All this would put the present Israeli government in a difficult position. Mash'al has some experience in causing trouble for Israel. In 1977, the (first) Netanyahu government decided to get rid of him in Amman. A team of Mossad agents was sent to assassinate him in the street by spraying his ear with an untraceable poison. But instead of doing the decent thing and dying quietly from a mysterious cause, like Yasser Arafat, he let his bodyguard chase the attackers and catch them.
King Hussein, Israel's longstanding friend and ally, was hopping mad. He presented Netanyahu with a choice: either the agents would be tried in Jordan and possibly hanged, or the Mossad would immediately send the secret antidote to save Mash'al. Netanyahu capitulated, and here we have Mash'al, very much alive and kicking.
Another curious outcome of this misadventure: the king demanded that the Hamas founder and leader, the paralyzed Sheik Ahmad Yassin, be released from Israeli prison. Netanyahu obliged, Yassin was released and assassinated by Israel seven years later. When his successor, Abd al-Aziz Rantissi, was assassinated soon after, the path was cleared for Mash'al to become the Hamas chief.
And instead of showing his gratitude, he now confronts us with a dire challenge: non-violent action, indirect peace overtures, the two-state solution.
A QUESTION: why does our Chief of Staff long for a little war in Gaza, when he could have all the war he desires in Iran? Not just a little operation, but a big war, a very very big war.
Well, he knows that he cannot have it.
Some time ago I did something no experienced commentator ever does. I promised that there would be no Israeli military attack on Iran. (Nor, for that matter, an American one.)
An experienced journalist or politician never makes such a prediction without leaving a loophole for himself. He puts in an inconspicuous "unless." If his forecast goes awry, he points to that loophole.
I do have some experience -- some 60 or so years of it -- but I did not leave any loophole. I said No War, and now General Gantz says the same in so many words. No Tehran, just poor little Gaza.
Why? Because of that one word: Hormuz.
Not the ancient Persian god Hormuzd, but the narrow strait that is the entrance and exit of the Persian Gulf, through which 20% of the world's oil (and 35% of the sea-borne oil) flows. My contention was that no sane (or even mildly insane) leader would risk the closing of the strait, because the economic consequences would be catastrophic, even apocalyptic.
IT SEEMS that the leaders of Iran were not sure that all the world's leaders read this column, so, just in case, they spelled it out themselves. This week they conducted conspicuous military maneuvers around the Strait of Hormuz, accompanied by the unequivocal threat to close it.
The US responded with vainglorious counter-threats. The invincible US Navy was ready to open the strait by force, if needed.

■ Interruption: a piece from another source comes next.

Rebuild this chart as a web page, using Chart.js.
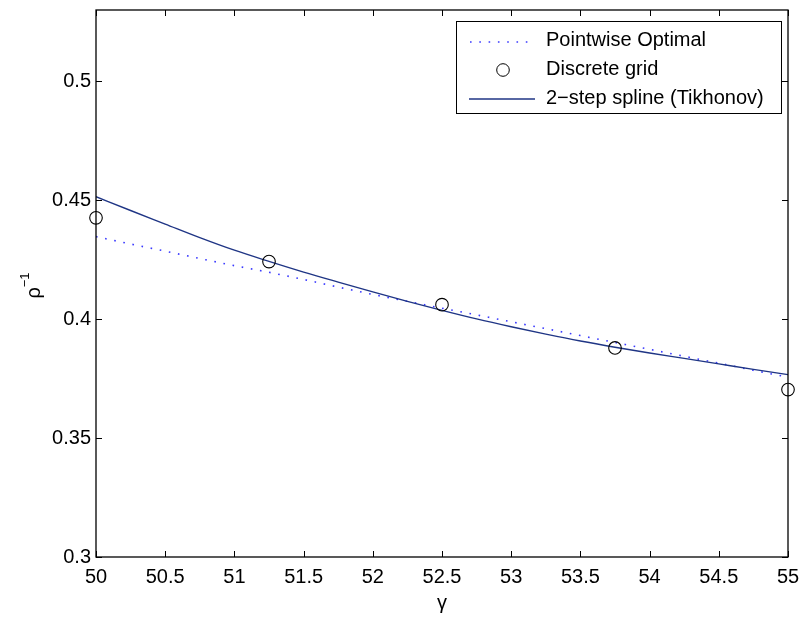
<!DOCTYPE html>
<html>
<head>
<meta charset="utf-8">
<script src="https://cdn.jsdelivr.net/npm/chart.js@4.4.0/dist/chart.umd.min.js"></script>
<style>
  html, body { margin: 0; padding: 0; background: #fff; }
  canvas { display: block; }
</style>
</head>
<body>
<canvas id="chart" width="807" height="617"></canvas>
<script>
// 데이터
var gammaFine = [50, 50.25, 50.5, 50.75, 51, 51.25, 51.5, 51.75, 52, 52.25, 52.5,
                 52.75, 53, 53.25, 53.5, 53.75, 54, 54.25, 54.5, 54.75, 55];
var pointwiseOptimal = [0.4347, 0.4316, 0.4286, 0.4255, 0.4225, 0.4197, 0.4167, 0.4135, 0.4104, 0.4075, 0.4046,
                        0.4018, 0.3989, 0.3960, 0.3931, 0.3902, 0.3873, 0.3844, 0.3815, 0.3785, 0.3756];
var splineTikhonov = [0.4515, 0.4457, 0.4400, 0.4343, 0.4290, 0.4243, 0.4198, 0.4156, 0.4115, 0.4075, 0.4037,
                      0.4001, 0.3968, 0.3937, 0.3908, 0.3882, 0.3858, 0.3835, 0.3812, 0.3789, 0.3767];
var gridGamma = [50, 51.25, 52.5, 53.75, 55];
var gridValues = [0.4426, 0.4242, 0.4061, 0.3879, 0.3704];

var xTicks = [50, 50.5, 51, 51.5, 52, 52.5, 53, 53.5, 54, 54.5, 55];
var xTickLabels = ['50', '50.5', '51', '51.5', '52', '52.5', '53', '53.5', '54', '54.5', '55'];
var yTicks = [0.3, 0.35, 0.4, 0.45, 0.5];
var yTickLabels = ['0.3', '0.35', '0.4', '0.45', '0.5'];

var FONT = '"Liberation Sans", Arial, Helvetica, sans-serif';

function toPoints(xs, ys) {
  return xs.map(function (x, i) { return { x: x, y: ys[i] }; });
}

// 축 테두리, 안쪽 눈금, 축 제목, 범례를 그리는 플러그인
var matlabFrame = {
  id: 'matlabFrame',
  afterDraw: function (chart) {
    var ctx = chart.ctx;
    var a = chart.chartArea;
    var xs = chart.scales.x, ys = chart.scales.y;
    ctx.save();
    ctx.strokeStyle = '#000';
    ctx.lineWidth = 1.3;
    ctx.strokeRect(a.left, a.top, a.right - a.left, a.bottom - a.top);

    // 눈금
    var tl = 6;
    ctx.lineWidth = 1;
    ctx.beginPath();
    xTicks.forEach(function (v) {
      var px = Math.round(xs.getPixelForValue(v)) + 0.5;
      ctx.moveTo(px, a.bottom); ctx.lineTo(px, a.bottom - tl);
      ctx.moveTo(px, a.top); ctx.lineTo(px, a.top + tl);
    });
    yTicks.forEach(function (v) {
      var py = Math.round(ys.getPixelForValue(v)) + 0.5;
      ctx.moveTo(a.left, py); ctx.lineTo(a.left + tl, py);
      ctx.moveTo(a.right, py); ctx.lineTo(a.right - tl, py);
    });
    ctx.stroke();

    // 축 제목
    ctx.fillStyle = '#000';
    ctx.font = '20px ' + FONT;
    ctx.textAlign = 'center';
    ctx.textBaseline = 'middle';
    ctx.fillText('\u03b3', (a.left + a.right) / 2, 603);

    ctx.save();
    ctx.translate(32, (a.top + a.bottom) / 2 + 2);
    ctx.rotate(-Math.PI / 2);
    ctx.textAlign = 'left';
    ctx.font = '20px ' + FONT;
    var w1 = ctx.measureText('\u03c1').width;
    ctx.font = '13px ' + FONT;
    var w2 = ctx.measureText('\u22121').width;
    var sx = -(w1 + w2) / 2;
    ctx.font = '20px ' + FONT;
    ctx.fillText('\u03c1', sx, 2);
    ctx.font = '13px ' + FONT;
    ctx.fillText('\u22121', sx + w1, -7);
    ctx.restore();

    // 범례
    var bx = a.right - 332, by = a.top + 11, bw = 325, bh = 92;
    ctx.fillStyle = '#fff';
    ctx.fillRect(bx, by, bw, bh);
    ctx.lineWidth = 1;
    ctx.strokeStyle = '#000';
    ctx.strokeRect(bx + 0.5, by + 0.5, bw, bh);

    var ds = chart.data.datasets;
    var rows = [by + 19, by + 48, by + 77];
    var textX = bx + 90;
    ctx.font = '20px ' + FONT;
    ctx.textAlign = 'left';
    ctx.textBaseline = 'middle';
    ctx.fillStyle = '#000';

    // Pointwise Optimal
    ctx.save();
    ctx.strokeStyle = ds[0].borderColor;
    ctx.lineWidth = ds[0].borderWidth;
    ctx.setLineDash(ds[0].borderDash);
    ctx.beginPath();
    ctx.moveTo(bx + 14, rows[0] + 2); ctx.lineTo(bx + 76, rows[0] + 2);
    ctx.stroke();
    ctx.restore();
    ctx.fillText(ds[0].label, textX, rows[0]);

    // Discrete grid
    ctx.beginPath();
    ctx.lineWidth = 1;
    ctx.strokeStyle = '#000';
    ctx.arc(bx + 47, rows[1] + 1, 6.3, 0, Math.PI * 2);
    ctx.stroke();
    ctx.fillText(ds[1].label, textX, rows[1]);

    // 2-step spline
    ctx.beginPath();
    ctx.strokeStyle = ds[2].borderColor;
    ctx.lineWidth = ds[2].borderWidth;
    ctx.moveTo(bx + 13, rows[2] + 1); ctx.lineTo(bx + 79, rows[2] + 1);
    ctx.stroke();
    ctx.fillText(ds[2].label, textX, rows[2]);

    ctx.restore();
  }
};

var ctx = document.getElementById('chart').getContext('2d');
new Chart(ctx, {
  type: 'scatter',
  data: {
    datasets: [
      {
        label: 'Pointwise Optimal',
        data: toPoints(gammaFine, pointwiseOptimal),
        showLine: true,
        borderColor: '#3a3aff',
        borderWidth: 1.6,
        borderDash: [1.6, 7.7],
        pointRadius: 0,
        cubicInterpolationMode: 'monotone',
        order: 2
      },
      {
        label: 'Discrete grid',
        data: toPoints(gridGamma, gridValues),
        showLine: false,
        pointStyle: 'circle',
        pointRadius: 6.3,
        pointBorderWidth: 1.1,
        pointBorderColor: '#000',
        pointBackgroundColor: 'rgba(0,0,0,0)',
        clip: false,
        order: 0
      },
      {
        label: '2\u2212step spline (Tikhonov)',
        data: toPoints(gammaFine, splineTikhonov),
        showLine: true,
        borderColor: '#1f3585',
        borderWidth: 1.4,
        pointRadius: 0,
        cubicInterpolationMode: 'monotone',
        order: 1
      }
    ]
  },
  options: {
    responsive: false,
    animation: false,
    devicePixelRatio: 1,
    layout: { padding: { top: 10, right: 19, left: 0, bottom: 0 } },
    plugins: {
      legend: { display: false },
      tooltip: { enabled: false }
    },
    scales: {
      x: {
        type: 'linear',
        min: 50,
        max: 55,
        grid: { display: false, drawTicks: false },
        border: { display: false },
        afterBuildTicks: function (scale) {
          scale.ticks = xTicks.map(function (v) { return { value: v }; });
        },
        afterFit: function (scale) {
          scale.height = 60;
          scale.paddingLeft = 0;
          scale.paddingRight = 0;
        },
        ticks: {
          padding: 8,
          color: '#000',
          font: { size: 20, family: FONT },
          maxRotation: 0,
          autoSkip: false,
          callback: function (value) {
            var i = xTicks.indexOf(value);
            return i >= 0 ? xTickLabels[i] : '';
          }
        }
      },
      y: {
        type: 'linear',
        min: 0.3,
        max: 0.53,
        grid: { display: false, drawTicks: false },
        border: { display: false },
        afterBuildTicks: function (scale) {
          scale.ticks = yTicks.map(function (v) { return { value: v }; });
        },
        afterFit: function (scale) {
          scale.width = 96;
          scale.paddingTop = 0;
          scale.paddingBottom = 0;
        },
        ticks: {
          padding: 5,
          color: '#000',
          font: { size: 20, family: FONT },
          autoSkip: false,
          callback: function (value) {
            var i = yTicks.indexOf(value);
            return i >= 0 ? yTickLabels[i] : '';
          }
        }
      }
    }
  },
  plugins: [matlabFrame]
});
</script>
</body>
</html>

How, pray? The mightiest multi-billion aircraft carrier can be easily sunk by a battery of cheap land-to-sea missiles, as well as by small missile-boats. Let's assume Iran starts to act out its threats. The whole might of the US air force and navy is brought to bear. Iranian ships will be sunk, missile and army installations bombed. Still the Iranian missiles will come in, making passage through the strait impossible.
What next? There will be no alternative to "boots on the ground." The US army will have to land on the shore and occupy all the territory from which missiles can be effectively launched. That would be a major operation. Fierce Iranian resistance must be expected, judging from the experience of the eight-year Iraqi-Iranian war. The oil wells in neighboring Saudi Arabia and the other Gulf states will also be hit.
Such a war would go far beyond the dimensions of the American invasions of Iraq or Afghanistan, perhaps even of Vietnam.